Water resources management as a coupled hydro-environmental and social-equity-based optimization framework

Nature-based solutions (NBSs) use earthen materials to mimic natural stormwater flow by increasing levels of greenspace within the built environment. Research has demonstrated the capability of NBSs to address overlapping issues of societal well-being, including improvements in mental and physical health, social vulnerability, sense of well-being, and socio-economics. However, existing NBS planning frameworks emphasize hydro-environmental modeling and cost-benefit analysis for regional spatial allocation.
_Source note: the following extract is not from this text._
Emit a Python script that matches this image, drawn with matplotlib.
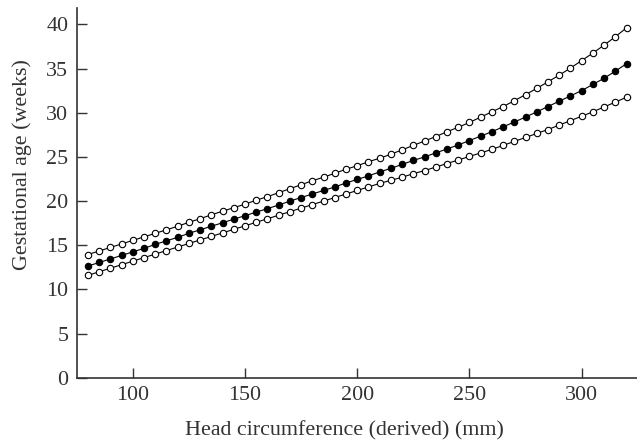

Social conditions are only incorporated at preliminary planning stages through visualization of geospatial hotspots and are not embedded directly within the optimization model. By relying on metrics of hydro-environmental mitigation, the unique spatial exposures of social deprivation that could benefit from NBSs are not well-captured. Water dynamics and social well-being are highly entangled, and we necessitate improved methods for combining hydrological and social characteristics in a robust manner. Here, a novel framework is proposed and demonstrated that integrates hydro-environmental modeling, economic efficiency, and social deprivation using a dimensionless Gini coefficient. Hydro-environmental risk and social disparity are combined within a common measurement unit to capture variation across spatial domains and to optimize fair distribution across the study area. Advances in neighborhood-scale datasets for measuring social deprivation are leveraged to improve fundamental, multi-objective planning in human-water systems. A case study in the White Oak Bayou watershed in Houston, Texas, USA is used to demonstrate how the optimal spatial allocation of NBSs is location-dependent with varying tradeoffs amidst overlapping goals (e.g., stormwater runoff mitigation, water quality abatement, economic efficiency, and equity-based allocation). The composite Gini coefficient demonstrates how water resources planning may be addressed as a holistic system of human-water phenomena to minimize tradeoffs across disparate domains while improving social justice.